Remarquant que le copernicanisme et l’atomisme semblent à première vue des doctrines totalement sans rapport, Kuhn poursuit en expliquant que les atomistes avaient besoin d’un vide infini pour que leurs corpuscules puissent s’y déplacer. Si l’on part du principe que le copernicanisme implique un univers infini, les deux doctrines ne sont pas aussi éloignées l’une de l’autre qu’il n’y paraît. Le philosophe naturel le plus influent de la première moitié du 17e siècle, Descartes, pensait que toutes les forces étaient transmises par des collisions avec des corpuscules. Il a donné le premier énoncé clair de la loi du mouvement inertiel : un corpuscule en mouvement continuera à se déplacer à la même vitesse en ligne droite, sauf s’il entre en collision avec une autre particule. Descartes pensait que, par les collisions, les corpuscules s’organisent en de vastes circulations (« tourbillons »), et que ces tourbillons entraînent les planètes autour du Soleil. Descartes supprima explicitement de la philosophie naturelle la dichotomie entre les lois célestes et terrestres qui avait été introduite par Aristote deux mille ans plus tôt.
En 1666, très influencé par Descartes, Robert Hooke a formulé une théorie pour le mouvement planétaire qui était basée sur l’inertie et l’équivalence des lois célestes et terrestres. Une planète en mouvement devrait se déplacer uniformément en ligne droite, écrit-il, mais comme nous savons que son orbite tourne autour du Soleil, il doit exister une force d’attraction entre le Soleil et la planète. Bien qu’il pense que l’intensité de cette force diminue avec l’augmentation de la distance entre le Soleil et la planète, il ne sait pas comment générer une ellipse de Kepler à partir de cette force. Ce travail a été laissé à Newton. Newton a prouvé à peu près à la même époque qu’une particule ponctuelle décrit une ellipse lorsqu’un corps immobile l’attire avec une force inversement proportionnelle à la distance. Le corps lourd se trouve dans l’un des deux foyers de l’ellipse. Cependant, la Terre n’est pas une particule ponctuelle. En 1685, Newton a prouvé que tous les corpuscules de la Terre peuvent être traités comme s’ils étaient situés au centre de la Terre. Les lois de Kepler étaient enfin expliquées comme l’attraction innée entre les corpuscules fondamentaux constituant les planètes et les étoiles. Deux ans plus tard paraissaient les Principes mathématiques de la philosophie naturelle de Newton et la révolution copernicienne était achevée.
Notes
- Sauf que « paradigme » apparaît dans la préface (p. ix) et à la p. 222, aux deux endroits dans son sens conventionnel.
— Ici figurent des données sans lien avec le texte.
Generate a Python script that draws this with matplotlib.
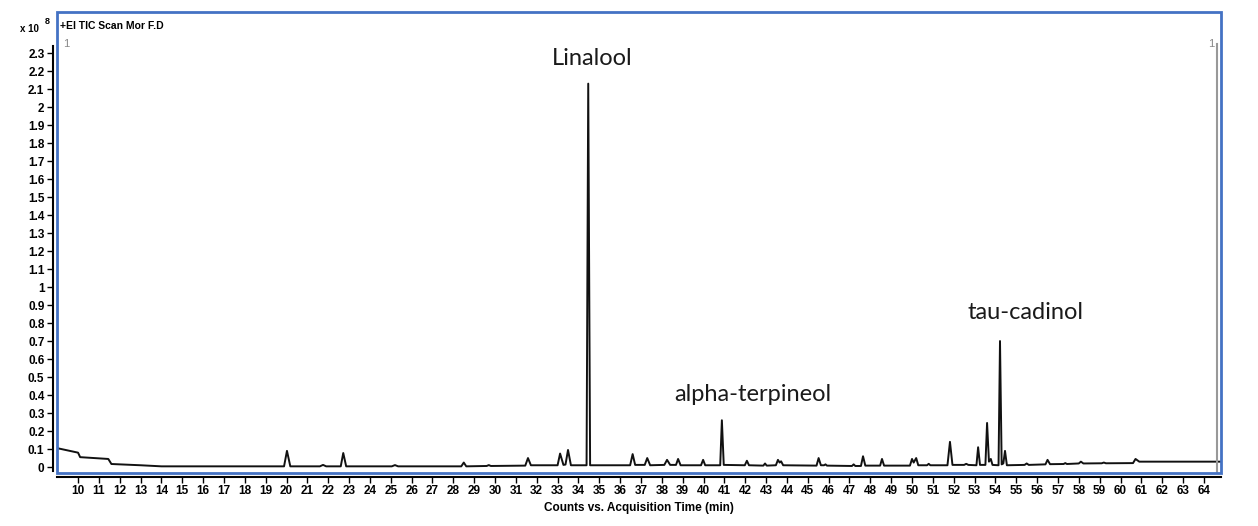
import matplotlib
matplotlib.use("Agg")
import matplotlib.pyplot as plt
from matplotlib.patches import Rectangle

# ---- data (counts x10^8 vs acquisition time) ----
rt = [9.0, 10.0, 10.1, 11.45, 11.6, 13.0, 14.0,
      19.88, 20.02, 20.18, 21.6, 21.75, 21.9, 22.6, 22.72, 22.86,
      25.05, 25.2, 25.35, 28.38, 28.5, 28.62, 29.6, 29.7, 29.8,
      31.45, 31.58, 31.72, 33.0, 33.12, 33.28, 33.38, 33.5, 33.64,
      34.39, 34.47, 34.56, 36.48, 36.6, 36.72, 37.18, 37.3, 37.44,
      38.12, 38.25, 38.4, 38.68, 38.78, 38.9, 39.88, 39.98, 40.08,
      40.8, 40.88, 40.97, 41.98, 42.08, 42.18, 42.87, 42.95, 43.03,
      43.47, 43.57, 43.65, 43.72, 43.82, 45.42, 45.52, 45.63,
      45.78, 45.85, 45.92, 47.12, 47.2, 47.28, 47.55, 47.65, 47.76,
      48.47, 48.56, 48.66, 49.9, 50.0, 50.08, 50.2, 50.3,
      50.72, 50.8, 50.88, 51.7, 51.82, 51.94, 52.5, 52.6, 52.7,
      53.09, 53.17, 53.26, 53.52, 53.6, 53.69, 53.78, 53.86,
      54.15, 54.22, 54.3, 54.38, 54.46, 54.55, 55.4, 55.5, 55.6,
      56.4, 56.5, 56.62, 57.27, 57.35, 57.43, 58.0, 58.1, 58.22,
      59.1, 59.2, 59.3, 60.6, 60.72, 60.9, 64.8]
counts = [0.105, 0.08, 0.055, 0.045, 0.017, 0.01, 0.004,
          0.004, 0.09, 0.004, 0.004, 0.012, 0.004, 0.004, 0.078, 0.004,
          0.004, 0.011, 0.004, 0.004, 0.025, 0.004, 0.006, 0.011, 0.006,
          0.008, 0.05, 0.01, 0.01, 0.075, 0.012, 0.014, 0.095, 0.01,
          0.01, 2.13, 0.01, 0.01, 0.072, 0.012, 0.012, 0.05, 0.01,
          0.012, 0.04, 0.012, 0.012, 0.045, 0.01, 0.01, 0.04, 0.01,
          0.01, 0.26, 0.012, 0.01, 0.035, 0.01, 0.008, 0.02, 0.008,
          0.01, 0.04, 0.025, 0.032, 0.01, 0.008, 0.05, 0.01,
          0.01, 0.015, 0.008, 0.006, 0.015, 0.006, 0.006, 0.06, 0.008,
          0.008, 0.045, 0.008, 0.008, 0.045, 0.025, 0.05, 0.01,
          0.01, 0.018, 0.01, 0.01, 0.14, 0.012, 0.012, 0.018, 0.012,
          0.01, 0.11, 0.012, 0.012, 0.245, 0.03, 0.045, 0.012,
          0.01, 0.70, 0.015, 0.02, 0.09, 0.01, 0.012, 0.02, 0.012,
          0.015, 0.04, 0.016, 0.017, 0.022, 0.017, 0.02, 0.03, 0.02,
          0.021, 0.025, 0.021, 0.022, 0.045, 0.03, 0.03]

peak_names = ["Linalool", "alpha-terpineol", "tau-cadinol"]
peak_rt = [34.65, 42.37, 55.42]
peak_label_y = [2.27, 0.405, 0.86]

x_ticks = list(range(10, 65))
y_ticks = [i / 10 for i in range(0, 24)]

tick_font = ["Liberation Sans", "DejaVu Sans"]
label_font = ["Lato", "DejaVu Sans"]
frame_blue = "#4472C4"

fig = plt.figure(figsize=(12.58, 5.26), dpi=100)
ax = fig.add_axes([57 / 1258, 1 - 473 / 526, (1221 - 57) / 1258, (473 - 12) / 526])

ax.plot(rt, counts, color="#111111", lw=1.4, solid_joinstyle="round")

ax.set_xlim(8.99, 64.82)
ax.set_ylim(-0.033, 2.528)

# black axes sit just outside the blue frame
for side in ["top", "right"]:
    ax.spines[side].set_visible(False)
ax.spines["left"].set_position(("outward", 3))
ax.spines["bottom"].set_position(("outward", 3))
ax.spines["left"].set_bounds(-0.02, 2.34)
ax.spines["left"].set_linewidth(1.5)
ax.spines["bottom"].set_linewidth(1.5)

ax.set_xticks(x_ticks)
ax.set_xticklabels([str(t) for t in x_ticks], family=tick_font, fontsize=8.5,
                   fontweight="bold")
ax.set_yticks(y_ticks)
ax.set_yticklabels(["%g" % v for v in y_ticks], family=tick_font, fontsize=8.5,
                   fontweight="bold")
ax.tick_params(axis="both", direction="out", length=4, width=1, pad=2)

ax.set_xlabel("Counts vs. Acquisition Time (min)", family=tick_font, fontsize=8.5,
              fontweight="bold", labelpad=3)

# blue frame of the plot area
ax.add_patch(Rectangle((0, 0), 1, 1, transform=ax.transAxes, fill=False,
                       edgecolor=frame_blue, lw=2, clip_on=False, zorder=5))

# gray cursor marker at the right end
ax.plot([0.9965, 0.9965], [0, 0.93], transform=ax.transAxes, color="#999999", lw=1.5)
ax.text(0.005, 0.93, "1", transform=ax.transAxes, ha="left", va="center",
        color="#888888", fontsize=8, family=tick_font)
ax.text(0.994, 0.93, "1", transform=ax.transAxes, ha="right", va="center",
        color="#888888", fontsize=8, family=tick_font)

# header texts
fig.text(60 / 1258, 1 - 26 / 526, "+EI TIC Scan Mor F.D", ha="left", va="center",
         fontsize=7.5, family=tick_font, fontweight="bold")
fig.text(20 / 1258, 1 - 29 / 526, "x 10", ha="left", va="center",
         fontsize=7, family=tick_font, fontweight="bold")
fig.text(45 / 1258, 1 - 21 / 526, "8", ha="left", va="center",
         fontsize=6.5, family=tick_font, fontweight="bold")

for name, x, y in zip(peak_names, peak_rt, peak_label_y):
    ax.text(x, y, name, ha="center", va="center", fontsize=17, family=label_font,
            color="#1a1a1a")

fig.savefig("out.png", dpi=100, facecolor="white")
- N. M. Swerdlow, An Essay on Thomas Kuhn’s First Scientific Revolution, The Copernican Revolution, Proceedings of the American Philosophical Society, vol 148, pp. 64-120 (2004)
- Kuhn orthographie Coelestium par Caelestium, qui est l’orthographe latine la plus courante. Cependant, les frontispices originaux donnent Cœlestium.
- Swerdlow loc. cit. n’est pas d’accord pour dire que l’humanisme néoplatonicien était pertinent pour la motivation de Copernic.
- Kuhn s’appuie en ce qui concerne l’opinion des leaders protestants du 16ème siècle, Luther, Melanchthon et Calvin sur le travail de A. D. White : A History of the Warfare of Science with Theology in Christendom, Appleton, New York, (1896). O. Gingerich (2004), loc. cit. a donné les raisons pour lesquelles l’ouvrage de White n’est peut-être pas complètement fiable sur ce point.
- Kuhn ne mentionne pas que le livre a été admis quatre ans plus tard mais avec une liste de corrigenda ajoutée. Les corrections portaient toutes sur la réalité, par opposition à la commodité de calcul, du modèle.